Royce and his brother signed up after the attack on Pearl Harbor. During his career he flew everything from open cockpit biplanes to jets at Mach 2 in three wars.

During the Korean War, Royce was a member of a task force that sailed north to attack “juicy” targets close to the Russian border. On November 18, 1952 his flight flew a morning bombing mission then returned to their aircraft carrier for a quick lunch. Despite a snow storm moving in over the task force, he was ordered to go back out on a combat air patrol.

His four ship flight was immediately notified of incoming aircraft from the North and Royce spotted seven contrails high above.
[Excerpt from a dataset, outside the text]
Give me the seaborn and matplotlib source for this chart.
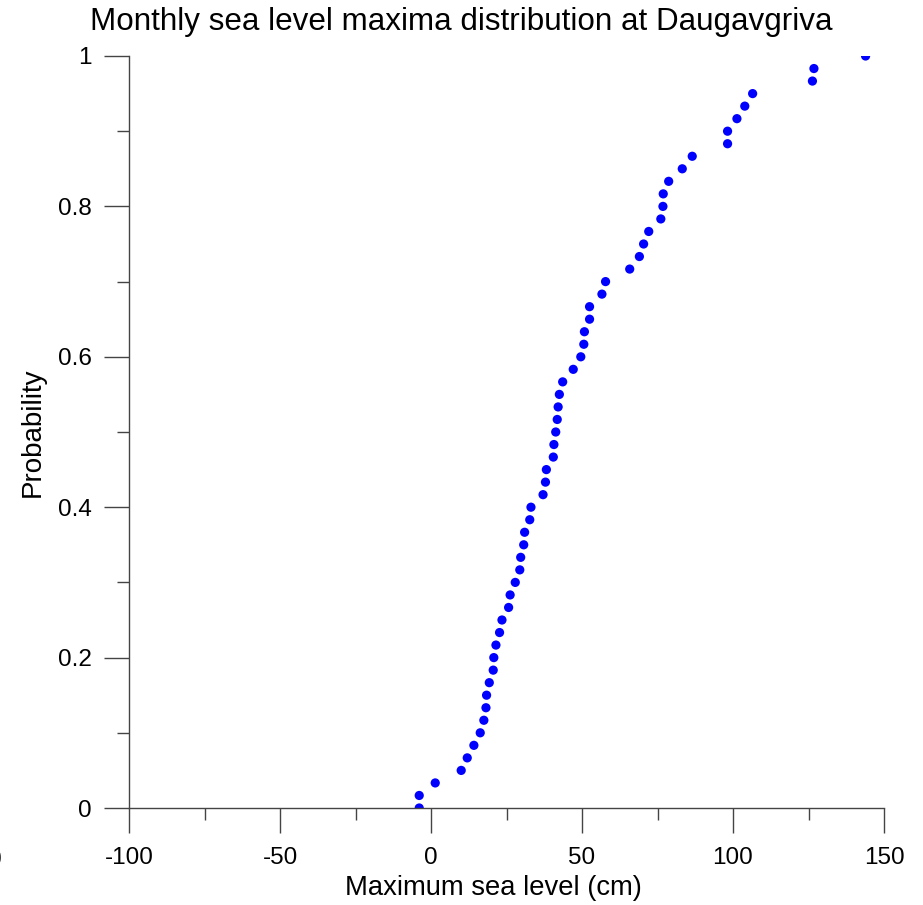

Two planes were ordered back to the task force because of an emergency fuel warning.  Royce and his wingman saw seven planes “flying directly at us and all of them were shooting”. After shooting down one, Royce would soon find himself in a desperate 35 minute solo dogfight against six MIG-15’s; consider the preeminent fighter of the era. He shot at least four before turning back to the carrier with his hydraulics shot out and out of ammunition. When he landed, 263 holes were found in his plane.

Due to the political ramifications of publicly acknowledging that the Russians were actively engaged in the war, Royce was quietly awarded a Silver Star and ordered to keep the mission a secret. He did so for 50 years.

After the end of the cold war, Russian records verified that he had shot down three planes and a fourth crashed while trying to land with severe damage. On January 20, 2023 his Silver Star was upgraded to a Navy Cross, the second highest award for Valor. Royce was also award two Distinguished Flying Cross medals for missions in Vietnam.